Radical Chic and the New


Leonard Bernstein, his wife Felicia Montealegre and Don Cox, Field Marshal of the Black Panther Party in the Bernsteins’ Park Avenue penthouse in Manhattan, January 14, 1970. From New York Magazine.

From Eurozine:

A discussion of “radical chic” – a term used to denounce criticism and radical thought as something merely fashionable – is, to some extent, a discussion of the new. And while the merely fashionable is, in spite of its pretensions to be innovative and new, still conformist and predictable, being radical is the (sometimes tragic) attempt to differ. Such attempts to differ from prevailing (complacent, bourgeois) agreements are strongly dependent on the jargon of novelty. Therefore we find overlapping dimensions of the aesthetic and the political in the concept of the new.

The new itself, a key concept of aesthetic modernity, however, has not always been fashionable. And the category of the new is of course nothing new itself. The new fills archives, whole libraries – and that is, somehow, a paradox in itself. Generations of modernist aestheticians were dealing with the question: why is there aesthetic innovation at all, and how is it possible?

With the post-historical exhaustion of history the rejection of the new was cause for a certain satisfaction. Boris Groys argues that:

the discourse on the impossibility of the new in art has become especially widespread and influential. Its most interesting characteristic is a certain feeling of happiness, of positive excitement about this alleged end of the new – a certain inner satisfaction that this discourse obviously produces in the contemporary cultural milieu.

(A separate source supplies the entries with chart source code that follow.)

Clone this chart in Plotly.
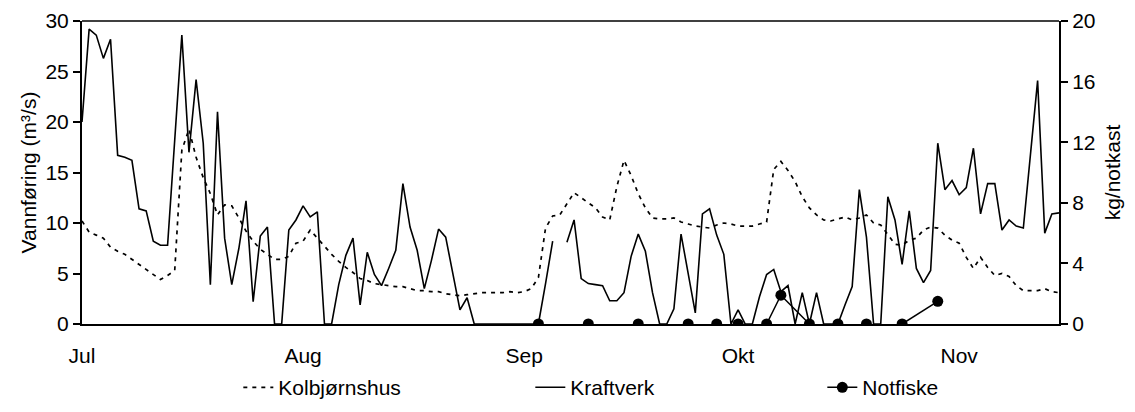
import pandas as pd
import plotly.graph_objects as go

START = "2002-07-01"

# Daily flow, m3/s (Jul 1 .. Nov 15)
kolbjornshus = [
    10.2, 9.1, 8.8, 8.5, 7.6, 7.2, 6.9, 6.4, 5.9, 5.4,
    4.9, 4.4, 4.8, 5.3, 17.2, 19.3, 16.5, 14.5, 12.9, 10.8,
    11.8, 11.7, 10.5, 9.2, 8.2, 7.4, 6.9, 6.4, 6.4, 6.7,
    8.0, 8.2, 9.3, 8.5, 7.6, 6.9, 6.2, 5.6, 5.1, 4.5,
    4.3, 4.0, 3.9, 3.8, 3.7, 3.7, 3.5, 3.3, 3.3, 3.2,
    3.2, 3.0, 2.9, 2.8, 2.9, 3.0, 3.1, 3.1, 3.1, 3.1,
    3.2, 3.1, 3.2, 3.5, 4.6, 9.5, 10.7, 10.8, 11.9, 13.0,
    12.5, 12.0, 11.5, 10.6, 10.3, 13.6, 16.2, 14.7, 12.9, 11.5,
    10.5, 10.4, 10.4, 10.5, 10.1, 9.9, 9.7, 9.6, 9.5, 9.8,
    10.0, 9.9, 9.7, 9.7, 9.7, 9.9, 10.1, 15.3, 16.1, 15.2,
    14.1, 12.6, 11.5, 10.8, 10.3, 10.2, 10.4, 10.6, 10.3, 10.5,
    10.8, 10.0, 9.8, 8.8, 7.9, 7.8, 8.3, 8.5, 9.3, 9.6,
    9.5, 8.8, 8.3, 8.0, 6.6, 5.5, 6.6, 5.6, 4.8, 5.0,
    4.7, 3.8, 3.3, 3.3, 3.3, 3.5, 3.2, 3.1,
]

kraftverk = [
    20.0, 29.2, 28.6, 26.3, 28.2, 16.7, 16.5, 16.2, 11.4, 11.2,
    8.2, 7.8, 7.8, 18.2, 28.6, 17.0, 24.2, 17.9, 3.9, 21.0,
    8.5, 3.9, 7.5, 12.2, 2.2, 8.7, 9.6, 0, 0, 9.3,
    10.3, 11.7, 10.6, 11.1, 0, 0, 3.9, 6.8, 8.5, 1.9,
    7.1, 4.9, 3.8, 5.5, 7.3, 13.9, 9.6, 7.3, 3.5, 6.3,
    9.4, 8.6, 5.0, 1.4, 2.6, 0, 0, 0, 0, 0,
    0, 0, 0, 0, 0, 4.0, 8.2, None, 8.1, 10.3,
    4.5, 4.0, 3.9, 3.8, 2.3, 2.3, 3.1, 6.7, 8.9, 7.2,
    3.1, 0, 0, 1.5, 8.9, 5.0, 1.1, 10.9, 11.4, 8.8,
    6.9, 0, 1.4, 0, 0, 2.7, 4.9, 5.4, 3.2, 3.8,
    0, 3.1, 0, 3.1, 0, 0, 0, 1.9, 3.7, 13.3,
    8.6, 0, 0, 12.6, 10.3, 5.9, 11.2, 5.5, 4.1, 5.3,
    17.9, 13.3, 14.2, 12.8, 13.5, 17.4, 10.9, 13.9, 13.9, 9.3,
    10.3, 9.7, 9.5, 16.8, 24.1, 9.0, 10.9, 11.0,
]

# Seine fishing catch, kg per haul
notfiske_dates = ["2002-09-03", "2002-09-10", "2002-09-17", "2002-09-24", "2002-09-28",
                  "2002-10-01", "2002-10-05", "2002-10-07", "2002-10-11", "2002-10-15",
                  "2002-10-19", "2002-10-24", "2002-10-29"]
notfiske_kg = [0, 0, 0, 0, 0, 0, 0, 1.9, 0, 0, 0, 0, 1.5]
notfiske_haul = [1, 2, 3, 4, 5, 6, 7, 7, 7, 8, 9, 10, 10]

month_ticks = ["2002-07-01", "2002-08-01", "2002-09-01", "2002-10-01", "2002-11-01"]
month_labels = ["Jul", "Aug", "Sep", "Okt", "Nov"]

dates = pd.date_range(START, periods=len(kraftverk), freq="D")

nx, ny = [], []
prev = None
for d, v, h in zip(notfiske_dates, notfiske_kg, notfiske_haul):
    if prev is not None and h != prev:
        nx.append(None)
        ny.append(None)
    nx.append(d)
    ny.append(v)
    prev = h

FONT = "Liberation Sans, Arial, sans-serif"
FS = 21

fig = go.Figure()
fig.add_trace(go.Scatter(x=dates, y=kolbjornshus, name="Kolbjørnshus", mode="lines",
                         line=dict(color="black", width=1.7, dash="4px,5px")))
fig.add_trace(go.Scatter(x=dates, y=kraftverk, name="Kraftverk", mode="lines",
                         line=dict(color="black", width=1.6), connectgaps=False))
fig.add_trace(go.Scatter(x=nx, y=ny, name="Notfiske", mode="lines+markers", yaxis="y2",
                         line=dict(color="black", width=1.5),
                         marker=dict(color="black", size=11, symbol="circle"),
                         connectgaps=False))

fig.update_layout(
    width=1135, height=412,
    margin=dict(l=82, r=76, t=21, b=88, autoexpand=False),
    paper_bgcolor="white", plot_bgcolor="white",
    font=dict(family=FONT, size=FS, color="black"),
    showlegend=True,
    legend=dict(orientation="h", x=0.16, xanchor="left", y=-0.21, yanchor="middle",
                font=dict(size=FS), entrywidth=247, traceorder="normal"),
    xaxis=dict(type="date", range=[dates[0], dates[-1]],
               tickvals=month_ticks, ticktext=month_labels,
               ticks="outside", ticklen=12, tickcolor="rgba(0,0,0,0)",
               showgrid=False, zeroline=False,
               showline=True, linecolor="black", linewidth=2, mirror=False,
               automargin=False),
    yaxis=dict(range=[0, 30], dtick=5, ticks="outside", ticklen=7, tickwidth=1.5,
               tickcolor="black", showgrid=False, zeroline=False,
               showline=True, linecolor="black", linewidth=2,
               title=dict(text="Vannføring (m³/s)", standoff=3, font=dict(size=FS)),
               automargin=False),
    yaxis2=dict(range=[0, 20], dtick=4, overlaying="y", side="right",
                ticks="outside", ticklen=7, tickwidth=1.5, tickcolor="black",
                showgrid=False, zeroline=False,
                showline=True, linecolor="black", linewidth=2,
                title=dict(text="kg/notkast", standoff=11, font=dict(size=FS)),
                automargin=False),
    shapes=[dict(type="line", xref="paper", yref="paper", x0=0, x1=1, y0=1, y1=1,
                 line=dict(color="black", width=1.5))],
)

fig.write_html("out.html")
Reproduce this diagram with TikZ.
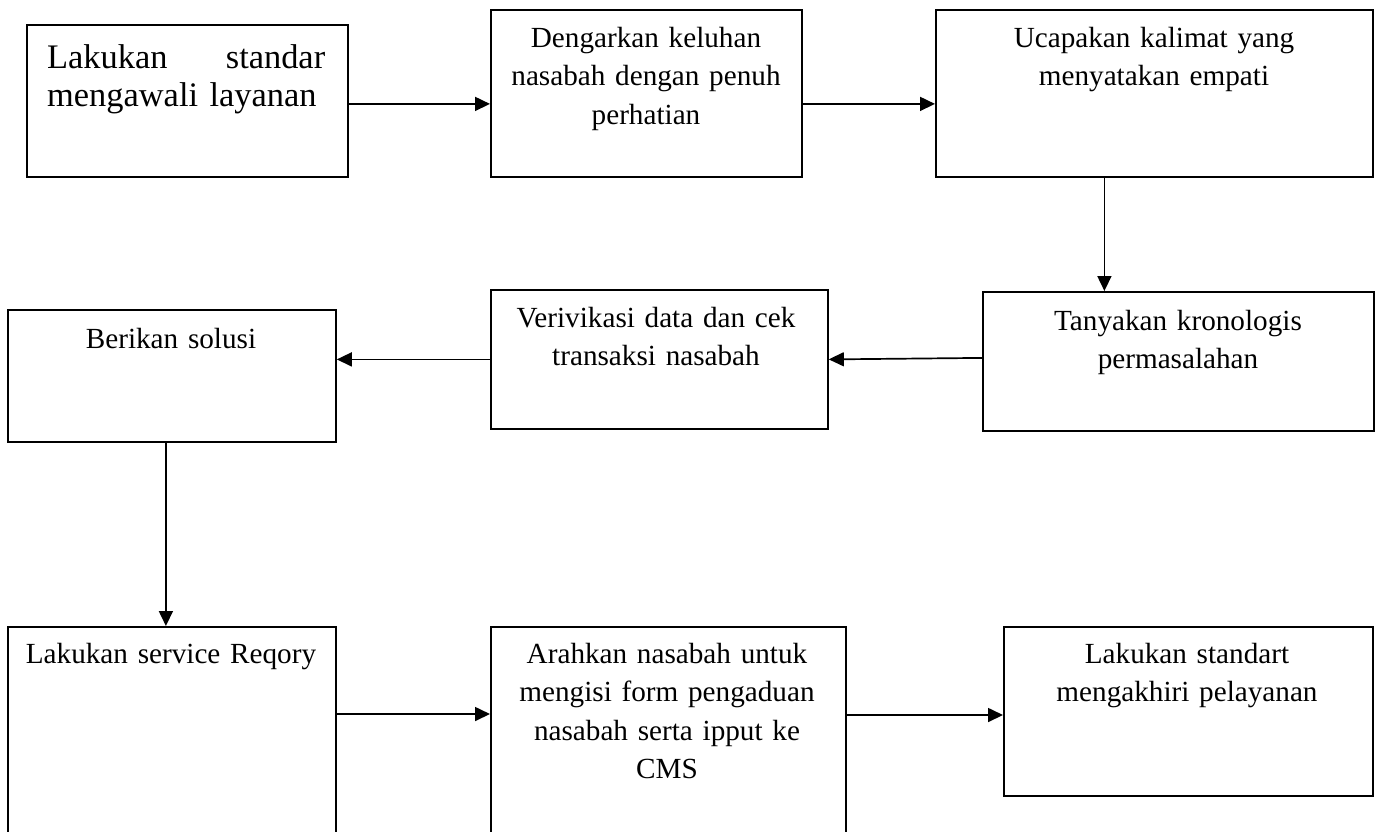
\documentclass[tikz,border=0pt]{standalone}
\usepackage{fontspec}
\setmainfont{Liberation Serif}
\usetikzlibrary{arrows.meta,calc}
\tikzset{
  box/.style={draw, line width=1.8pt, rectangle, inner sep=0pt, anchor=north west},
  txt/.style={font=\fontsize{29.2}{38.5}\selectfont, text width=360pt, align=center, inner sep=0pt, anchor=base},
  bigtxt/.style={font=\fontsize{34.4}{38}\selectfont, text width=278pt, align=left, inner sep=0pt, anchor=base west},
  arr/.style={-{Triangle[length=15pt,width=14pt]}, line width=1.7pt}
}
\begin{document}
\begin{tikzpicture}[x=1pt,y=-1pt]
\clip (0,0) rectangle (1375,831);
\fill[white] (0,0) rectangle (1375,831);
% boxes
\node[box, minimum width=321pt, minimum height=152pt] (b1) at (26,24) {};
\node[box, minimum width=311pt, minimum height=167pt] (b2) at (490,9) {};
\node[box, minimum width=437pt, minimum height=167pt] (b3) at (935,9) {};
\node[box, minimum width=391pt, minimum height=139pt] (b4) at (982,291) {};
\node[box, minimum width=337pt, minimum height=139pt] (b5) at (490,289) {};
\node[box, minimum width=328pt, minimum height=132pt] (b6) at (7,309) {};
\node[box, minimum width=328pt, minimum height=240pt] (b7) at (7,626) {};
\node[box, minimum width=355pt, minimum height=240pt] (b8) at (490,626) {};
\node[box, minimum width=369pt, minimum height=169pt] (b9) at (1003,626) {};
% texts
\node[bigtxt] (t1) at (47,68) {Lakukan\hfill standar\\mengawali layanan};
\node[txt] (t2) at (646,47) {Dengarkan keluhan\\nasabah dengan penuh\\perhatian};
\node[txt] (t3) at (1154,47) {Ucapakan kalimat yang\\menyatakan empati};
\node[txt] (t4) at (1178,330) {Tanyakan kronologis\\permasalahan};
\node[txt] (t5) at (656,327) {Verivikasi data dan cek\\transaksi nasabah};
\node[txt] (t6) at (171,348) {Berikan solusi};
\node[txt] (t7) at (171,663) {Lakukan service Reqory};
\node[txt] (t8) at (667,663) {Arahkan nasabah untuk\\mengisi form pengaduan\\nasabah serta ipput ke\\CMS};
\node[txt] (t9) at (1187,663) {Lakukan standart\\mengakhiri pelayanan};
% connectors
\draw[arr] ($(b1.east)+(0,3)$) -- ($(b2.west)+(0,10.5)$);
\draw[arr] ($(b2.east)+(0,10.5)$) -- ($(b3.west)+(0,10.5)$);
\draw[arr] ($(b3.south)+(-50,0)$) -- ($(b4.north)+(-74,0)$);
\draw[arr] ($(b4.west)+(0,-3.5)$) -- ($(b5.east)+(0,0)$);
\draw[arr] (b5.west) -- (b6.east |- b5.west);
\draw[arr] ($(b6.south)+(-6,0)$) -- ($(b7.north)+(-6,0)$);
\draw[arr] (b7.east |- 0,714) -- (b8.west |- 0,714);
\draw[arr] (b8.east |- 0,715) -- (b9.west |- 0,715);
\end{tikzpicture}
\end{document}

The malicious denial of the possibility of the new represents the very idea of the philistine: the self-sufficiency of ever-repeating sameness. In this sense, the new has been contested to denounce any claim to possible change. And in this perspective, again, any devaluation of the new has strongly political dimensions. But this gesture is not only a politically conservative gesture; it is also an anti-aesthetic gesture. As the aesthetic deals with identifications that become problematic, dynamic, too overly complex to be reduced to merely one name, concept or position, the new is just one of its many names. For these reasons, the new structurally unites the political vanguard with the aesthetic avant-garde, since both are struggling with the confinements of the given order of discourse in the quest for possible – if only symbolic – alternatives. And if aesthetic form, as the aesthetic tradition from Hegel to Bourdieu argues, at least to some extent materializes specific forms of life, the overlaps between the aesthetic and the political dimensions of novelty are even bigger.

Without openly political intentions, Boris Groys has theorized the new in structural terms – in opposition to all linear understandings of a teleological or utopian conception of it. According to Groys, the possibility of the new arises from the valorising practice of the culturally-dominant archives, and is not dependent on anything transcendent. The new is the fragile counterpart of the institutional orders of what already exists. Groys argues that by collecting, organizing and presenting the past in a structured manner, the process of valorisation implies the continuous production of the profane and thus the possibility of the new. The new is, thus, a limit concept of the archive, its immanent other.

Such a structural approach to (the question of) the new is fundamentally agnostic. The new does not fall from the sky; it is not unconditional; it is the outcome of practices of distinction. And so Groys’ theory allows for socio-theoretical readings. Since the new is rooted in forces that are fully terrestrial, its possibility stems from changing relations between the existing rather than from the invention of something purely unseen.